Philip Wood

WEBSITE(S)| Faculty Profile

Research Areas


Consciousness Studies and Theories of Subjectivity • Aesthetic Theory • Globalization Theory


Philip Wood majored in Anthropology, English, Logic & Metaphysics, and Psychology at Cape Town University, before doing Honors in English. He then did an MA in English and French literature at the University of York (UK), and doctoral work in French literature and philosophy at Yale. At Rice, he serves on the steering committee of the European Studies program and he is a core faculty member of the program in Cinema and Media Studies.

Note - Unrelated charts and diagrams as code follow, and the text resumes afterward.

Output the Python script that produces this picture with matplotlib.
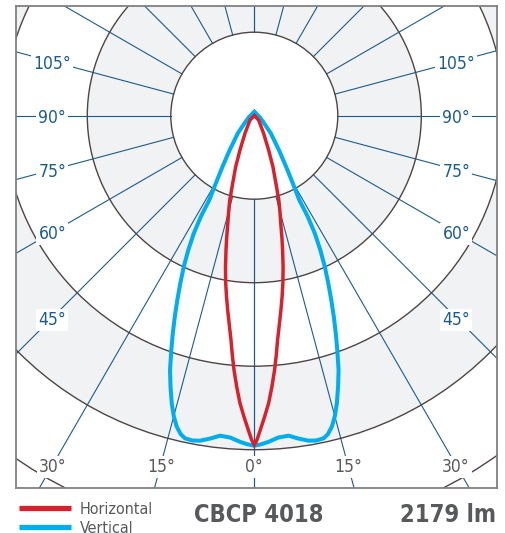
import numpy as np
import matplotlib
matplotlib.use('Agg')
import matplotlib.pyplot as plt
from matplotlib.patches import Circle

# polar grid: equally spaced intensity rings, spokes every 15 deg
rings = [1, 2, 3, 4, 5]
ring_fill = ['#ffffff', '#f0f2f4', '#ffffff', '#f0f2f4', '#ffffff']
spoke_angles = [0, 15, 30, 45, 60, 75, 90, 105, 120, 135, 150, 165, 180]
side_labels = [105, 90, 75, 60, 45]
bottom_labels = [30, 15, 0]

# half curves, angle from nadir (deg) -> intensity in ring units
horiz_deg = [0, 0.46, 1.09, 1.96, 2.85, 3.72, 4.56, 5.25, 5.93, 6.81, 7.80, 8.73, 9.68, 10.80,
             11.90, 12.77, 13.68, 14.87, 16.21, 17.72, 20.04, 22.63, 27.85, 45.0, 90.0]
horiz_val = [3.944, 3.884, 3.765, 3.607, 3.448, 3.252, 3.055, 2.878, 2.701, 2.524, 2.349, 2.193, 2.036, 1.841,
             1.643, 1.496, 1.347, 1.200, 1.051, 0.850, 0.650, 0.445, 0.238, 0.073, 0.0]

vert_deg = [0, 1.2, 2.49, 4.27, 6.12, 7.76, 9.49, 10.81, 12.12, 13.0, 14.01, 15.0, 16.02, 17.18,
            18.34, 19.50, 20.53, 21.58, 22.67, 23.82, 25.03, 26.17, 27.22, 27.91, 28.09, 29.66,
            31.94, 35.65, 43.15, 55, 80, 180]
vert_val = [3.952, 3.936, 3.910, 3.865, 3.854, 3.902, 3.946, 3.960, 3.952, 3.915, 3.838, 3.726, 3.583, 3.397,
            3.208, 2.977, 2.783, 2.589, 2.392, 2.194, 1.996, 1.792, 1.584, 1.369, 1.145, 0.932,
            0.720, 0.505, 0.289, 0.13, 0.06, 0.045]

legend_names = ['Horizontal', 'Vertical']
product = 'CBCP 4018'
flux = '2179 lm'

RED = '#d7222e'
BLUE = '#00aeef'
SPOKE = '#1c5c8c'
RING = '#4d4544'
GREY_TXT = '#58595b'

plt.rcParams['font.family'] = ['DejaVu Sans']
plt.rcParams['font.stretch'] = 'condensed'

W, H = 505, 533
u = 83.5            # px per ring
cx, cy = 254.3, 115.7
fl, fr, ft, fb = 16, 497, 6, 488

fig = plt.figure(figsize=(W / 100, H / 100), dpi=100)
ax = fig.add_axes([fl / W, 1 - fb / H, (fr - fl) / W, (fb - ft) / H])
ax.set_xlim((fl - cx) / u, (fr - cx) / u)
ax.set_ylim((cy - fb) / u, (cy - ft) / u)
ax.set_xticks([])
ax.set_yticks([])
for s in ax.spines.values():
    s.set_color('#808080')
    s.set_linewidth(1.3)
    s.set_zorder(10)

# ring fills (largest first) and outlines
for r, c in sorted(zip(rings, ring_fill), reverse=True):
    ax.add_patch(Circle((0, 0), r, facecolor=c, edgecolor='none', zorder=1))
for r in rings:
    ax.add_patch(Circle((0, 0), r, facecolor='none', edgecolor=RING, lw=1.0, zorder=3))

# spokes from inner ring outwards
for a in spoke_angles:
    for sgn in (-1, 1):
        t = np.radians(sgn * a)
        ax.plot([rings[0] * np.sin(t), 7 * np.sin(t)], [-rings[0] * np.cos(t), -7 * np.cos(t)],
                color=SPOKE, lw=0.8, zorder=2)

# angle labels
side_x = 202 / u
bot_y = -349 / u
box = dict(boxstyle='square,pad=0.12', facecolor='white', edgecolor='none')
for a in side_labels:
    t = np.radians(a)
    y = -side_x * np.cos(t) / np.sin(t)
    for sgn in (-1, 1):
        ax.text(sgn * side_x, y, f'{a}°', color=SPOKE, fontsize=12.5, ha='center',
                va='center_baseline', bbox=box, zorder=5)
for a in bottom_labels:
    t = np.radians(a)
    x = -bot_y * np.tan(t)
    for sgn in ((1,) if a == 0 else (-1, 1)):
        ax.text(sgn * x, bot_y, f'{a}°', color=GREY_TXT, fontsize=12.5, ha='center',
                va='center_baseline', bbox=box, zorder=5)


def curve(deg, val):
    d = np.array(deg, dtype=float)
    v = np.array(val, dtype=float)
    full_d = np.concatenate([-d[::-1], d[1:]])
    full_v = np.concatenate([v[::-1], v[1:]])
    t = np.radians(full_d)
    return full_v * np.sin(t), -full_v * np.cos(t)


vx, vy = curve(vert_deg, vert_val)
hx, hy = curve(horiz_deg, horiz_val)
ax.plot(vx, vy, color=BLUE, lw=2.9, zorder=6, solid_joinstyle='round')
ax.plot(hx, hy, color=RED, lw=2.5, zorder=7, solid_joinstyle='miter')

# footer: legend, product name, flux
fax = fig.add_axes([0, 0, 1, 1])
fax.set_xlim(0, W)
fax.set_ylim(H, 0)
fax.axis('off')
fax.patch.set_alpha(0)
fax.plot([19, 71], [508, 508], color=RED, lw=3.8, solid_capstyle='butt')
fax.plot([19, 71], [527, 527], color=BLUE, lw=3.8, solid_capstyle='butt')
fax.text(80, 508, legend_names[0], color=GREY_TXT, fontsize=11.5, ha='left', va='center_baseline')
fax.text(80, 527, legend_names[1], color=GREY_TXT, fontsize=11.5, ha='left', va='center_baseline')
fax.text(258.5, 512, product, color=GREY_TXT, fontsize=17, fontweight='bold', ha='center',
         va='center_baseline')
fax.text(496, 512, flux, color=GREY_TXT, fontsize=17, fontweight='bold', ha='right',
         va='center_baseline')

fig.savefig('out.png', dpi=100, facecolor='white')
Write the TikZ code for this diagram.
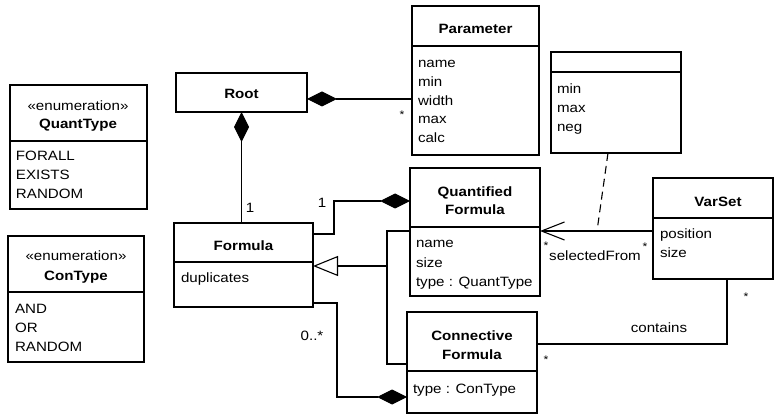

Wood, who has received an award from the American Council of Learned Societies, is the author of Understanding Sartre (1990), an introductory volume for the general reader. He is currently working on several projects involving forms of conscious experience that suspend concepts of a self or personal identity as these have been presented in very different domains—from aesthetic theory, religious mysticism, phenomenology and post-structuralism to current research in the neurosciences and the philosophy of mind. He suggests that these forms of experience provide a space of freedom in relation to the functionally adapted subjectivities and identity politics of contemporary neoliberalism. Sidestepping ethnocentrism and superficial forms of cultural relativism, this approach enables a strong defense of the humanities within a context of globalization. Against this background, Wood engages with contemporary debates about "universalism" and "universals" (e.g. the work of Etienne Balibar, Jacques Derrida and François Jullien) and he develops a critique of the notion of history or culture as the absolute horizon of thought. 


Wood has taught in the areas of ancient and modern philosophy, French literature from the nineteenth century to the present, French cinema, North and West African and Caribbean novels and cinema in French between 1960 and the present, the challenges of trans-cultural comparative gestures relative to non-Western cultures, and major works of the European canon from Homer to Dante.